The losing captain would make his own determination on how many runs advantage he feels would be gained by batting first. For example, in a Test match, he may feel that a pitch that looks easy to bat on for the opening couple of days but might later produce turn, is effectively ‘worth’ an extra 100 runs to the team that bats first.

To counter that advantage he then proposes an offer to the captain who won the toss, by way of a choice. Either bat first and give up 100 runs, or choose to bowl and take the 100 bonus runs for his own team.

In a different scenario, if the pitch or weather conditions are conducive to swing bowling on the opening day, the captain losing the toss may believe batting first is a major disadvantage and therefore propose adding runs to the team put in.

The captain winning the toss would then choose whether to send his team into bat on a tricky pitch, but starting at 100/0 for example, or bowl to the opposition with them on the same opening score.

“It seems unfair that the whole outcome of a cricket match can be decided by the toss of a coin right at the start,” says A/Prof. Aziz, from the School of Computer Science and Engineering.


UNSW Engineering's Scientia Associate Professor Haris Aziz.

“But the problem is, how can we ensure that the toss continues to be meaningful but doesn’t have an unfair effect on the outcome of the match? As a trained mathematician who researches the fairness of decision rules and systems, this is something I am very interested in.

“My ‘Toss, Propose and Choose’ plan is an adaptation of the classical ‘Divide and Choose’ method devised by mathematicians for fairly sharing a divisible resource,” he says.

“The idea is that if you are sharing something and somebody gets something valuable, then the other person should be compensated for that.

“In the case of cricket, the valuable asset is the choice to bat or bowl first which currently does not cost you anything. In this proposal, the team who doesn’t make the choice does get compensated by way of runs, which makes it much fairer.

“This method still leaves scope for the captains to be strategic, either by the offer they propose or the decision they ultimately make based on the choices offered.”

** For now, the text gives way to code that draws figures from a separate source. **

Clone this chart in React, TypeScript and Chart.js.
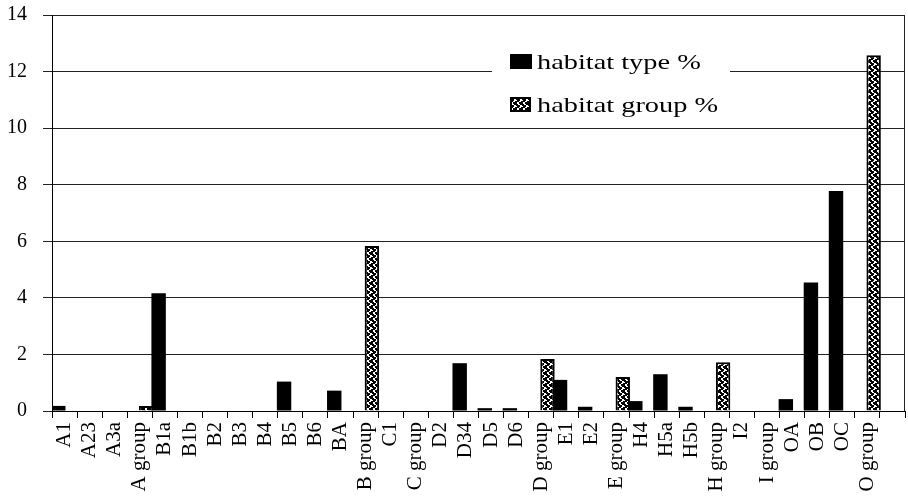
import React, { useEffect, useRef } from "react";
import { Chart, registerables } from "chart.js";

Chart.register(...registerables);

const categories = [
  "A1", "A23", "A3a", "A group", "B1a", "B1b", "B2", "B3", "B4", "B5", "B6", "BA",
  "B group", "C1", "C group", "D2", "D34", "D5", "D6", "D group", "E1", "E2",
  "E group", "H4", "H5a", "H5b", "H group", "I2", "I group", "OA", "OB", "OC",
  "O group", "",
];

const habitatType = [
  0.18, null, null, null, 4.16, null, null, null, null, 1.04, null, 0.72,
  null, null, null, null, 1.69, 0.1, 0.1, null, 1.1, 0.15,
  null, 0.35, 1.3, 0.15, null, null, null, 0.42, 4.54, 7.78,
  null, null,
];

const habitatGroup = [
  null, null, null, 0.18, null, null, null, null, null, null, null, null,
  5.83, null, null, null, null, null, null, 1.84, null, null,
  1.2, null, null, null, 1.72, null, null, null, null, null,
  12.58, null,
];

const yTicks = [0, 2, 4, 6, 8, 10, 12, 14];
const seriesLabels = ["habitat type %", "habitat group %"];

const FONT = "'Liberation Serif', 'Times New Roman', serif";

function makePattern(): CanvasPattern | string {
  const c = document.createElement("canvas");
  c.width = 6;
  c.height = 6;
  const g = c.getContext("2d");
  if (!g) return "#888";
  g.fillStyle = "#000";
  g.fillRect(0, 0, 6, 6);
  g.fillStyle = "#fff";
  g.fillRect(1, 0, 2, 2);
  g.fillRect(2, 2, 2, 1);
  g.fillRect(4, 3, 2, 2);
  g.fillRect(0, 4, 1, 1);
  g.fillRect(3, 5, 2, 1);
  const p = g.createPattern(c, "repeat");
  return p || "#888";
}

export default function App() {
  const ref = useRef<HTMLCanvasElement | null>(null);

  useEffect(() => {
    document.body.style.margin = "0";
    const canvas = ref.current;
    if (!canvas) return;
    const pattern = makePattern();

    const legendPlugin = {
      id: "customLegend",
      afterDraw(chart: any) {
        const ctx = chart.ctx as CanvasRenderingContext2D;
        ctx.save();
        ctx.fillStyle = "#fff";
        ctx.fillRect(492, 28, 238, 88);
        ctx.fillStyle = "#000";
        ctx.fillRect(510, 54, 22, 15);
        ctx.fillStyle = pattern as any;
        ctx.fillRect(510, 97, 21, 15);
        ctx.strokeStyle = "#000";
        ctx.lineWidth = 2;
        ctx.strokeRect(511, 98, 19, 13);
        ctx.fillStyle = "#000";
        ctx.font = `21px ${FONT}`;
        ctx.textBaseline = "alphabetic";
        ctx.textAlign = "left";
        const rows: [string, number][] = [
          [seriesLabels[0], 68.5],
          [seriesLabels[1], 111.5],
        ];
        rows.forEach(([t, y]) => {
          ctx.save();
          ctx.translate(537, y);
          ctx.scale(1.35, 1);
          ctx.fillText(t, 0, 0);
          ctx.restore();
        });
        const a = chart.chartArea;
        ctx.strokeStyle = "#222";
        ctx.lineWidth = 1;
        ctx.beginPath();
        ctx.moveTo(Math.round(a.right) - 0.5, a.top);
        ctx.lineTo(Math.round(a.right) - 0.5, a.bottom);
        ctx.stroke();
        ctx.restore();
      },
    };

    const chart = new Chart(canvas, {
      type: "bar",
      data: {
        labels: categories,
        datasets: [
          {
            label: seriesLabels[0],
            data: habitatType as any,
            backgroundColor: "#000",
            borderWidth: 0,
            barPercentage: 1.15,
            categoryPercentage: 1.0,
          },
          {
            label: seriesLabels[1],
            data: habitatGroup as any,
            backgroundColor: pattern as any,
            borderColor: "#000",
            borderWidth: 2,
            barPercentage: 1.15,
            categoryPercentage: 1.0,
          },
        ],
      },
      options: {
        responsive: false,
        animation: false,
        devicePixelRatio: 1,
        layout: { padding: { top: 15, right: 3, left: 0, bottom: 0 } },
        plugins: {
          legend: { display: false },
          tooltip: { enabled: false },
        },
        scales: {
          x: {
            offset: true,
            grid: {
              display: true,
              drawOnChartArea: false,
              drawTicks: true,
              tickLength: 7,
              offset: true,
              color: "#000",
            },
            border: { display: true, color: "#000" },
            ticks: {
              autoSkip: false,
              minRotation: 90,
              maxRotation: 90,
              padding: 4,
              color: "#000",
              font: { family: FONT, size: 21 },
            },
            afterFit(scale: any) {
              scale.height = 91;
              scale.paddingLeft = 0;
              scale.paddingRight = 0;
            },
          },
          y: {
            min: 0,
            max: 14,
            afterBuildTicks(scale: any) {
              scale.ticks = yTicks.map((v) => ({ value: v }));
            },
            grid: {
              color: "#222",
              lineWidth: 1,
              tickLength: 9,
            },
            border: { display: true, color: "#000" },
            ticks: {
              padding: 16,
              color: "#000",
              font: { family: FONT, size: 20 },
            },
            afterFit(scale: any) {
              scale.width = 52;
              scale.paddingTop = 0;
              scale.paddingBottom = 0;
            },
          },
        },
      },
      plugins: [legendPlugin],
    });

    return () => chart.destroy();
  }, []);

  return (
    <div style={{ width: 908, height: 502, position: "relative" }}>
      <canvas ref={ref} width={908} height={502} style={{ display: "block" }} />
    </div>
  );
}
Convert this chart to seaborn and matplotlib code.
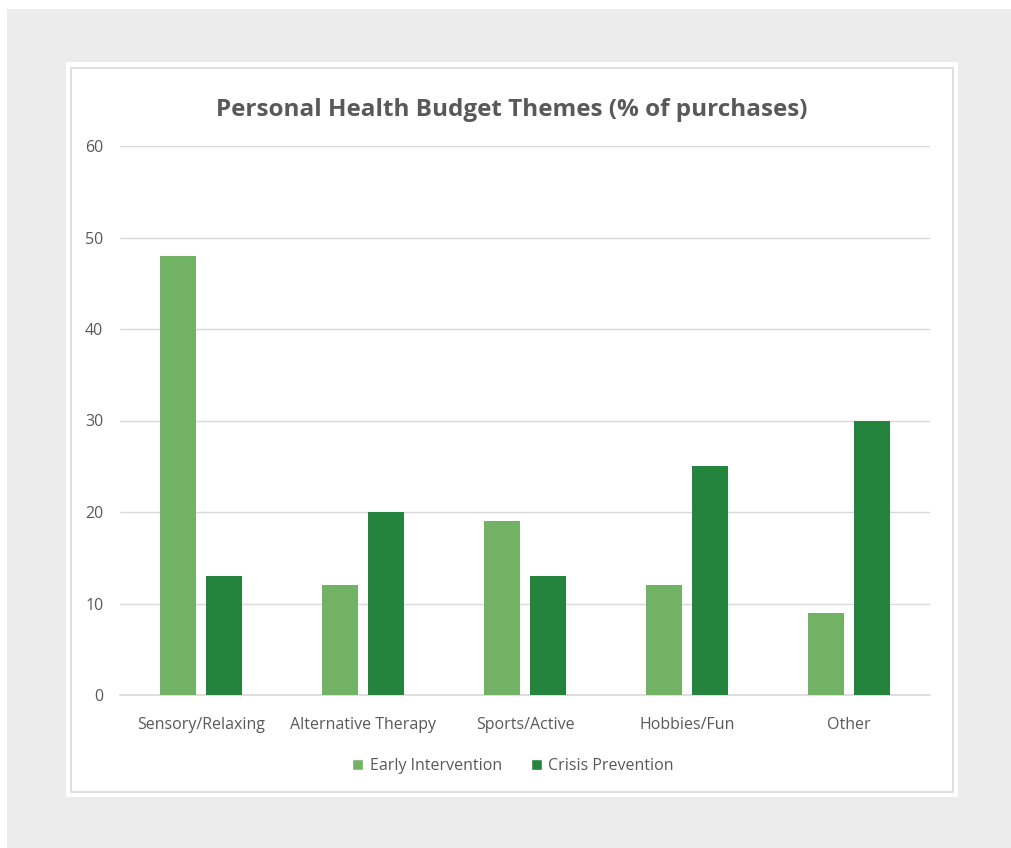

The game of cricket has already been influenced heavily by mathematicians, most notably since 1999 when the ICC officially adopted a method by statisticians Frank Duckworth and Tony Lewis to calculate the target score for a team batting second in a limited overs game which gets interrupted.

Reducing the impact 

A/Prof. Aziz says his method for restructuring the toss could become equally impactful given the fact calling heads or tails correctly can heavily skew any given match.

“This isn’t just a theoretical or purely academic process. I really think this proposal has merit and addresses a lot of the problems that have already been discussed with regards to winning or losing the toss in cricket,” he says.

“I think this is an important problem to try to solve because in cricket there are all these important games – like the T20 World Cup Final, or the fifth game of an Ashes, or the final of the ICC World Test Championship – and it could potentially all be decided just by who wins the toss.

“Teams train and prepare for so long and then it might all come down to whether the captain correctly call heads or tails, which is totally random.

“And obviously in certain countries, and in certain conditions, winning the toss becomes a lot more important because it can give you such a big advantage. And this proposal just aims to reduce the impact of the toss on the game.”